Next in exploring PL/pgSQL:
Implementing a Forth-like interpreter
PostgreSQL comes with a builtin imperative programming language called PL/pgSQL. I used to think this language was scary because it has a bit more adornment than your usual language does. But looking deeper, it's actually reasonably pleasant to program in.
In this post we'll get familiar with it by working with strings, arrays and recursive functions. We'll top it all off by building a parser for a subset of JSON (no nested objects, no arrays, no unicode, no decimals).
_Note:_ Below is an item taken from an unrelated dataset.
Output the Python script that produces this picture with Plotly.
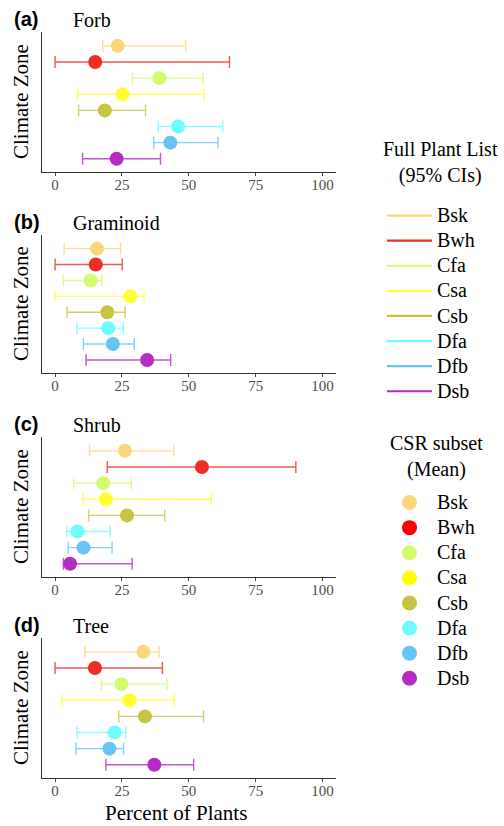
import plotly.graph_objects as go

# ---------------- data ----------------
zones = ["Bsk", "Bwh", "Cfa", "Csa", "Csb", "Dfa", "Dfb", "Dsb"]
zone_colors = ["#FBD67A", "#EE2E24", "#D4FB6D", "#FFFF33", "#C8C443", "#70FCFB", "#66C5F5", "#B62BC2"]
legend_point_colors = ["#FBD67A", "#FF0000", "#D4FB6D", "#FFFF00", "#C8C443", "#70FCFB", "#66C5F5", "#B62BC2"]

panel_tags = ["(a)", "(b)", "(c)", "(d)"]
panel_titles = ["Forb", "Graminoid", "Shrub", "Tree"]

forb_mean = [23.4, 15.0, 39.0, 25.2, 18.6, 46.0, 43.1, 23.0]
forb_lo = [17.8, 0.0, 28.9, 8.4, 8.8, 38.6, 36.9, 10.3]
forb_hi = [48.8, 65.2, 55.3, 55.7, 33.8, 62.7, 60.9, 39.4]

gram_mean = [15.7, 15.2, 13.3, 28.1, 19.5, 19.9, 21.6, 34.4]
gram_lo = [3.4, 0.0, 3.1, 0.0, 4.5, 8.2, 10.6, 11.6]
gram_hi = [24.5, 25.1, 17.5, 33.3, 26.2, 25.5, 29.6, 43.2]

shrub_mean = [26.1, 54.9, 18.0, 19.0, 26.9, 8.4, 10.6, 5.6]
shrub_lo = [12.9, 19.5, 7.0, 10.5, 12.6, 4.4, 4.9, 3.1]
shrub_hi = [44.4, 90.0, 28.5, 58.4, 41.0, 20.6, 21.3, 28.8]

tree_mean = [33.0, 14.9, 24.8, 27.8, 33.6, 22.2, 20.3, 37.1]
tree_lo = [11.1, 0.0, 17.3, 2.6, 23.8, 8.2, 7.8, 19.0]
tree_hi = [38.9, 40.1, 41.8, 44.6, 55.5, 26.4, 25.6, 51.8]

panel_means = [forb_mean, gram_mean, shrub_mean, tree_mean]
panel_los = [forb_lo, gram_lo, shrub_lo, tree_lo]
panel_his = [forb_hi, gram_hi, shrub_hi, tree_hi]

x_ticks = [0, 25, 50, 75, 100]

legend1_title = "Full Plant List<br>(95% CIs)"
legend2_title = "CSR subset<br>(Mean)"
x_title = "Percent of Plants"
y_title = "Climate Zone"

# ---------------- layout geometry (pixels) ----------------
W, H = 504, 826
panel_px = [(32, 172), (235, 373), (437, 577), (638, 778)]  # top, bottom
x_left_px, x_right_px = 41.7, 336.0


def hex_rgba(h, a):
    h = h.lstrip("#")
    return "rgba(%d,%d,%d,%.2f)" % (int(h[0:2], 16), int(h[2:4], 16), int(h[4:6], 16), a)


def big(name):
    return '<span style="font-size:20px">%s</span>' % name


SERIF = "Liberation Serif"
fig = go.Figure()

n = len(zones)
for p in range(4):
    ax = "" if p == 0 else str(p + 1)
    for i, z in enumerate(zones):
        ypos = n - i
        m = panel_means[p][i]
        lo = panel_los[p][i]
        hi = panel_his[p][i]
        fig.add_trace(go.Scatter(
            x=[m], y=[ypos], mode="lines",
            line=dict(color=zone_colors[i], width=2.2),
            error_x=dict(type="data", symmetric=False, array=[hi - m], arrayminus=[m - lo],
                         color=hex_rgba(zone_colors[i], 0.8), thickness=1.4, width=6),
            name=big(z), legend="legend", legendgroup="ci_" + z,
            showlegend=(p == 0),
            xaxis="x" + ax, yaxis="y" + ax, hoverinfo="skip",
        ))
    for i, z in enumerate(zones):
        ypos = n - i
        fig.add_trace(go.Scatter(
            x=[panel_means[p][i]], y=[ypos], mode="markers",
            marker=dict(color=zone_colors[i], size=14, line=dict(width=0)),
            name=z, legend="legend2", legendgroup="m_" + z,
            showlegend=False,
            xaxis="x" + ax, yaxis="y" + ax,
        ))

for i, z in enumerate(zones):
    fig.add_trace(go.Scatter(
        x=[None], y=[None], mode="markers",
        marker=dict(color=legend_point_colors[i], size=15, line=dict(width=0)),
        name=big(z), legend="legend2", showlegend=True, xaxis="x", yaxis="y",
    ))

layout = dict(
    width=W, height=H,
    margin=dict(l=0, r=0, t=0, b=0),
    plot_bgcolor="white", paper_bgcolor="white",
    font=dict(family=SERIF, color="black", size=20),
    showlegend=True,
    legend=dict(
        x=382 / W, y=1 - 198 / H, xanchor="left", yanchor="top",
        font=dict(family=SERIF, size=17, color="black"),
        bgcolor="rgba(0,0,0,0)", itemwidth=45, tracegroupgap=0,
    ),
    legend2=dict(
        x=382 / W, y=1 - 485 / H, xanchor="left", yanchor="top",
        font=dict(family=SERIF, size=17, color="black"),
        bgcolor="rgba(0,0,0,0)", itemwidth=45, tracegroupgap=0,
    ),
    annotations=[
        dict(text=legend1_title, x=440 / W, y=1 - 163 / H, xref="paper", yref="paper",
             xanchor="center", yanchor="middle", showarrow=False, align="center",
             font=dict(family=SERIF, size=20, color="black")),
        dict(text=legend2_title, x=436 / W, y=1 - 456.5 / H, xref="paper", yref="paper",
             xanchor="center", yanchor="middle", showarrow=False, align="center",
             font=dict(family=SERIF, size=20, color="black")),
    ],
)

for p in range(4):
    key = "" if p == 0 else str(p + 1)
    top, bot = panel_px[p]
    ydom = [1 - bot / H, 1 - top / H]
    layout["xaxis" + key] = dict(
        domain=[x_left_px / W, x_right_px / W], anchor="y" + key,
        range=[-5, 105], tickvals=x_ticks, ticktext=[str(t) for t in x_ticks],
        showline=True, linecolor="#333333", linewidth=1.2,
        ticks="outside", ticklen=3, tickcolor="#444444", tickwidth=1,
        ticklabelstandoff=-4,
        showgrid=False, zeroline=False,
        tickfont=dict(family=SERIF, size=15, color="#4D4D4D"),
    )
    layout["yaxis" + key] = dict(
        domain=ydom, anchor="x" + key,
        range=[0.18, 8.86], showticklabels=False, ticks="",
        showline=True, linecolor="#333333", linewidth=1.2,
        showgrid=False, zeroline=False,
    )
    layout["annotations"].append(dict(
        text="<b>%s</b>" % panel_tags[p], x=12 / W, y=1 - (top - 13) / H,
        xref="paper", yref="paper", xanchor="left", yanchor="middle", showarrow=False,
        font=dict(family="Liberation Sans", size=20, color="black"),
    ))
    layout["annotations"].append(dict(
        text=panel_titles[p], x=71 / W, y=1 - (top - 12) / H,
        xref="paper", yref="paper", xanchor="left", yanchor="middle", showarrow=False,
        font=dict(family=SERIF, size=20, color="black"),
    ))
    layout["annotations"].append(dict(
        text=y_title, x=21 / W, y=1 - ((top + bot) / 2) / H, textangle=-90,
        xref="paper", yref="paper", xanchor="center", yanchor="middle", showarrow=False,
        font=dict(family=SERIF, size=21, color="black"),
    ))

layout["annotations"].append(dict(
    text=x_title, x=176 / W, y=1 - 813 / H,
    xref="paper", yref="paper", xanchor="center", yanchor="middle", showarrow=False,
    font=dict(family=SERIF, size=21, color="black"),
))

fig.update_layout(**layout)
fig.write_html("out.html")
The goal here is not production-quality code (an amazing JSON library is already built into PostgreSQL) but simply to get more familiar with the PL/pgSQL language.
All code for this post is available on Github.
Creating functions
Functions are declared like tables. Here's a very simple one that returns the length of a string:
CREATE OR REPLACE FUNCTION slength(s text) RETURNS int AS $$
BEGIN
RETURN length(s);
END;
$$ LANGUAGE plpgsql;
It's not a very useful function because length
already exists but
the point is to see a basic custom function.
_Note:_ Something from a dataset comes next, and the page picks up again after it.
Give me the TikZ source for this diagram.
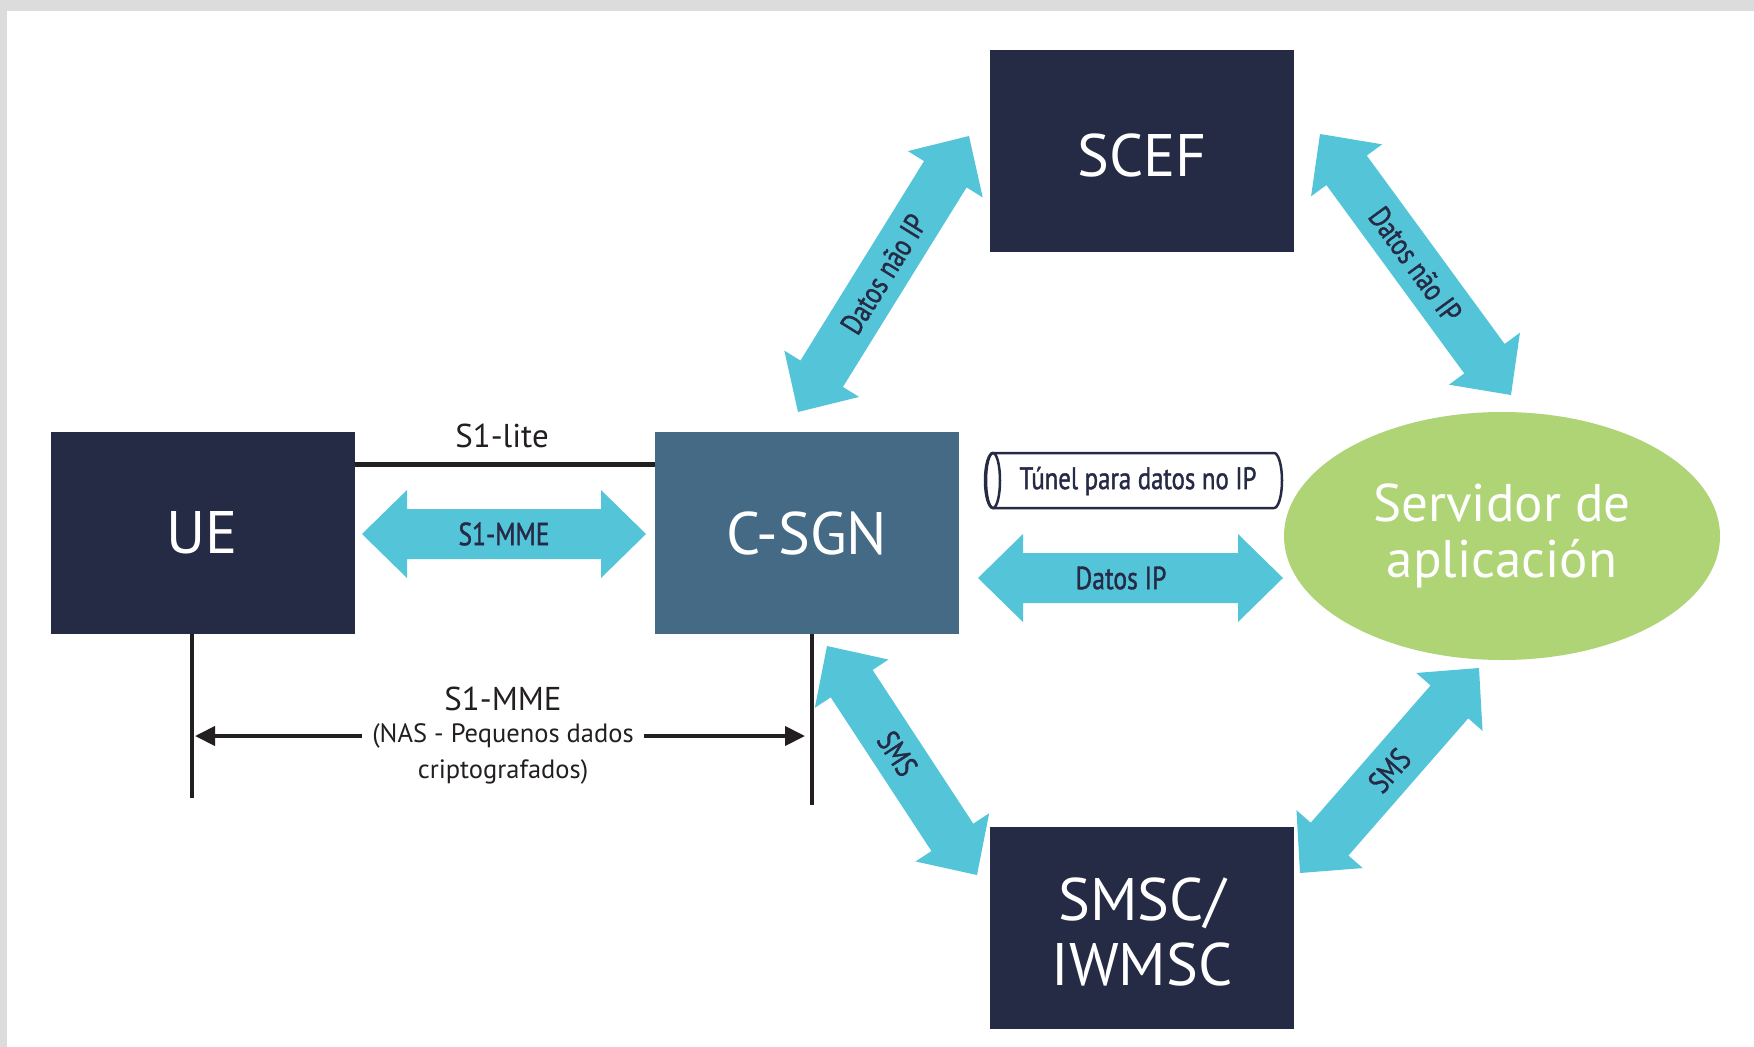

All statements in PL/pgSQL must end in a semicolon. Arguments do not
have to be named. If they are not named they get default names of $1
to $N
.
Named/unnamed arguments
Here's how the function could be written without named arguments:
CREATE OR REPLACE FUNCTION slength(text) RETURNS int AS $$
BEGIN
RETURN length($1);
END;
$$ LANGUAGE plpgsql;
Out declarations
PL/pgSQL also allows you to declare which variables will be returned in the function argument list. They call it OUT parameters but as far as I can tell it is not like OUT parameters in C# where you are modifying the value of a variable in an external scope.
CREATE OR REPLACE FUNCTION slength(s text, OUT i int) RETURNS int AS $$
BEGIN
i = length(s);
END;
$$ LANGUAGE plpgsql;
This is still equivalent to the first function and is basically a shortcut for:
CREATE OR REPLACE FUNCTION slength(s text) RETURNS int AS $$
DECLARE
i int;
BEGIN
i = length(s);
RETURN i;
END;
$$ LANGUAGE plpgsql;
Whether you declare OUT or not you still must include RETURNS <type>
in the function signature otherwise even if you call RETURN
in the
body, the result will just be ignored.
Don't worry about case sensitivity too much. It's really only important, as in typical SQL, for mixed-case table and column names. But we won't be dealing with that situation in this article focused on programming PL/pgSQL.
Testing it out
Once the function is created, you can call it like SELECT
slength('foo');
. So here's a helper script to load a SQL file and run
a command:
$ cat ./test.sh
sudo -u postgres psql -c "$(printf "%s;\n%s" "$(cat $1)" "$2")"
$ chmod +x ./test.sh
After storing the above slength
code in slength.sql
we can run a test:
$ ./test.sh ./slength.sql "SELECT slength('foo')"
slength
---------
3
(1 row)
Easy!
Numbers and recursion
Ok now that we've got the basics of function definition down and a way to test the code, let's write a fibonacci program.
$ cat ./fib.sql
CREATE OR REPLACE FUNCTION fib(i int) RETURNS int AS $$
BEGIN
IF i = 0 OR i = 1 THEN
RETURN i;
END IF;
RETURN fib(i - 1) + fib(i - 2);
END;
$$ LANGUAGE plpgsql;
Everything in the if test is normal SQL WHERE clause syntax. This makes it very easy for folks familiar with SQL to pick up conditionals in PL/pgSQL.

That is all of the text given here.